Angie has started filming her Hallmark Christmas movie, and it’s an interesting experience. The set is very white, her costar is an expert in microaggressions, and it’s not the most comfortable environment for her because she’s the only black person in the project. Despite this, she takes everything in stride. That is until she meets with the film’s hairdresser. When Angie goes in to get her hair done, it becomes clear that she is alone in this project. The stylist doesn’t know a thing about styling black hair, and she tells Angie she’s okay. She even says that whatever she wants to do with her hair is Ok.
Once again, Tracy Oliver gave us a moment known all too well with this scene. I am not in Hollywood in any way, but I have heard countless stories by Black female actors about how difficult it is to find someone on film and TV sets to do their hair. The stylists know nothing about the textures of black hair, nor do they even care to try them. It’s one of the things that reminds black women they are not the same and, in fact, not even seen as equals. When you can’t get your hair done on the set of your job while your non-POC costars are getting prettied up, it’s not a good look.
Tye’s vulnerability comes into play when she and Brandon have a come to Jesus moment after he shows up on her doorstep. She is still upset with him for taking her to court to get half of everything she owns. He explains to her that he doesn’t want any of her stuff or money. He took her to court only because he thought he could make himself feel better by hurting her. It was important for Tye to hear this because I don’t think she even considered how much it hurt him that she left him.

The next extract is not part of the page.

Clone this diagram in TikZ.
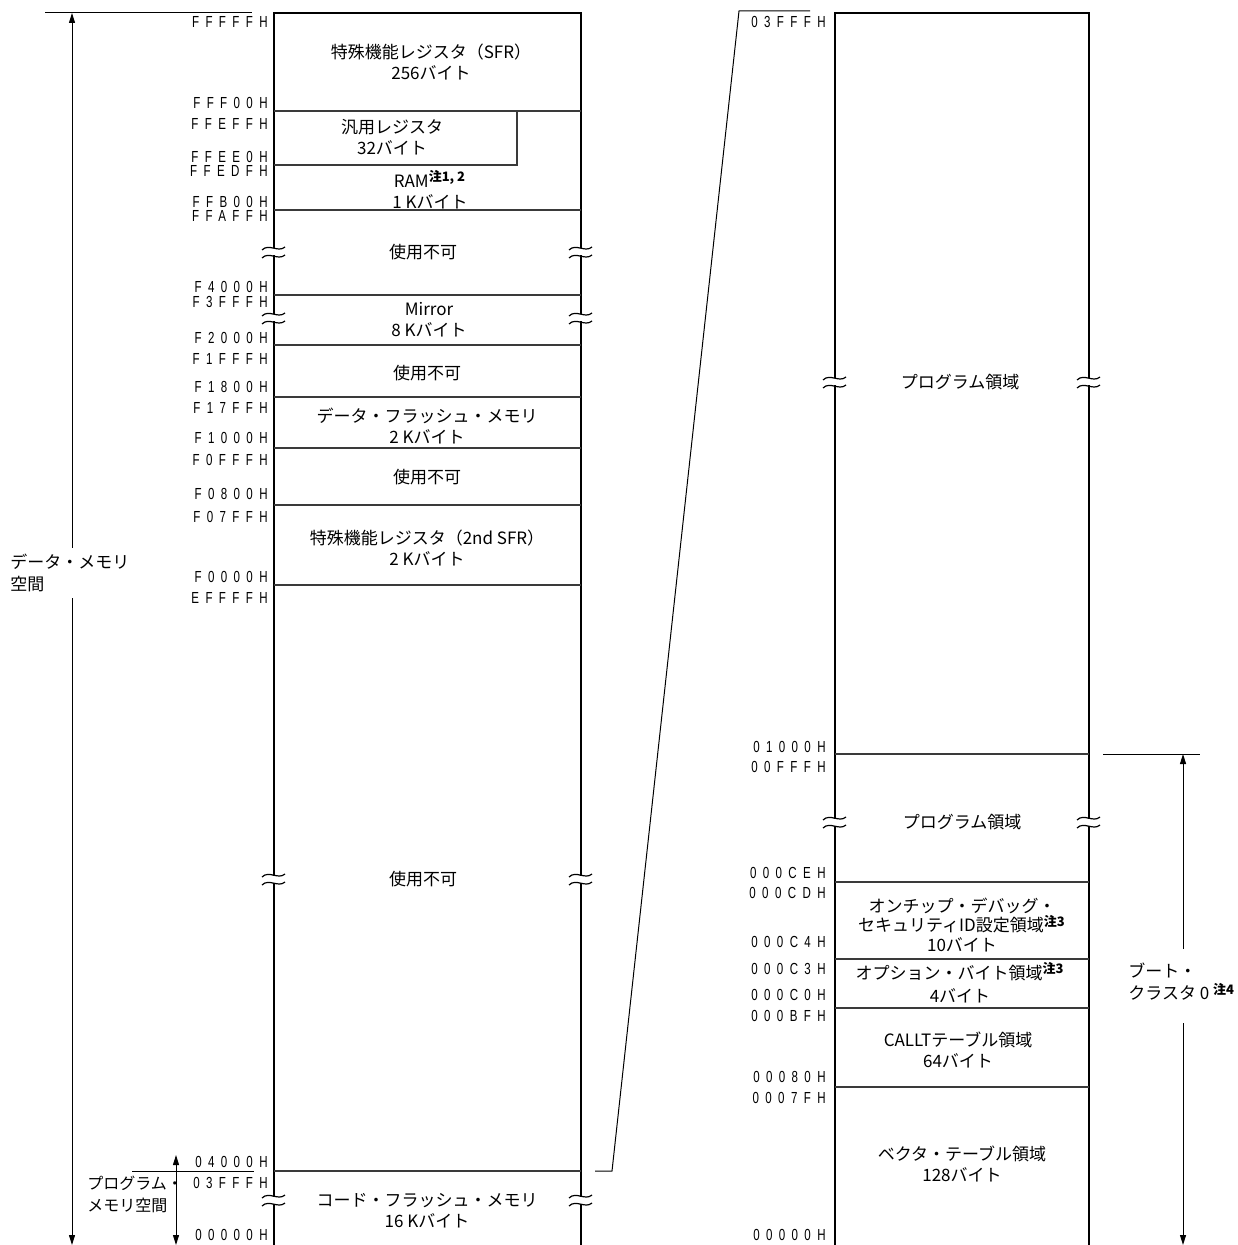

Tye tends to think only about herself. She was angry that Brandon hadn’t moved on until she realized why he was struggling. They both did things to each other that they needed to apologize for, and I was glad they had that moment. My hope for them is that this leads to a friendship because I do think they both genuinely care about each other.
- “Tragically, the fastest way to clear a room of men is to talk about the inner workings of a vagina.” FACTS on FACTS.
- Wondering if Tye and plant lady Aimee (Rachel True) have a love connection brewing because I am feeling the chemistry.
- Showing Dr. Pruitt’s (Whoopi Goldberg) vulnerable side made her more of a human, and I appreciated that.
- Quinn’s mom was really at a pride event giving out hugs but refused to hug her own daughter. Wow.
- The Countess Vaughn cameo.
- “We have to act and be hairstylists.”
- Quinn’s breakdown in her boutique, I felt that moment.
- Camille visiting her mom hit me a little harder than I expected.
- “This is about everything and nothing.” Been there, Quinn. Been there.
- I’m not sure a trip to Puerto Rico will wash away Quinn’s depression, but I guess it’s worth a try…
Harlem releases new episodes on Fridays on Prime Video.